INFORMATION SUPPLIED:
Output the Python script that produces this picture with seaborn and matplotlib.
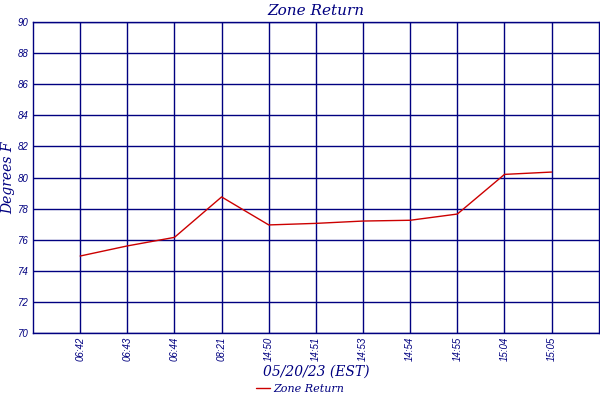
"""Zone return temperature trend chart."""

import matplotlib
matplotlib.use("Agg")
import matplotlib.pyplot as plt
import numpy as np
import pandas as pd
import seaborn as sns

TIMES = ["06:42", "06:43", "06:44", "08:21", "14:50", "14:51",
         "14:53", "14:54", "14:55", "15:04", "15:05"]
ZONE_RETURN = [74.95, 75.6, 76.15, 78.75, 76.95, 77.05,
               77.2, 77.25, 77.65, 80.2, 80.35]
Y_TICKS = list(range(70, 91, 2))

NAVY = "#000080"
RED = "#cc0000"

sns.set_theme(style="white")
plt.rcParams["font.family"] = ["DejaVu Serif"]

df = pd.DataFrame({"pos": np.arange(1, len(TIMES) + 1), "temp": ZONE_RETURN})

fig = plt.figure(figsize=(6, 4), dpi=100)
ax = fig.add_axes([0.055, 0.1675, 0.943, 0.7775])

sns.lineplot(data=df, x="pos", y="temp", color=RED, linewidth=1.0, ax=ax, label="Zone Return", legend=False)

ax.set_xlim(0, len(TIMES) + 1)
ax.set_ylim(70, 90)
ax.set_xticks(df["pos"])
ax.set_xticklabels(TIMES, rotation=90, fontsize=7, style="italic", color=NAVY, family="Liberation Sans")
ax.set_yticks(Y_TICKS)
ax.set_yticklabels([str(v) for v in Y_TICKS], fontsize=7, style="italic", color=NAVY, family="Liberation Sans")
ax.tick_params(length=0, pad=3)
ax.grid(True, color=NAVY, linewidth=1.0)
ax.set_axisbelow(True)
for spine in ax.spines.values():
    spine.set_color(NAVY)
    spine.set_linewidth(1.0)

ax.set_xlabel("05/20/23 (EST)", fontsize=10, style="italic", color=NAVY, labelpad=2)
ax.set_ylabel("Degrees F", fontsize=10, style="italic", color=NAVY, labelpad=2)
ax.set_title("Zone Return", fontsize=11, style="italic", color=NAVY, pad=5)

handles, labels = ax.get_legend_handles_labels()
leg = fig.legend(handles, labels, loc="lower center", bbox_to_anchor=(0.5, -0.01), frameon=False,
                 handlelength=1.2, handletextpad=0.3, prop={"style": "italic", "size": 8})
for text in leg.get_texts():
    text.set_color(NAVY)

fig.savefig("out.png", dpi=100)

SET TASK:
Collect the lines that hold "seaborn".

EXERCISE RESPONSE:
Output the Python script that produces this picture with seaborn and matplotlib.
import seaborn as sns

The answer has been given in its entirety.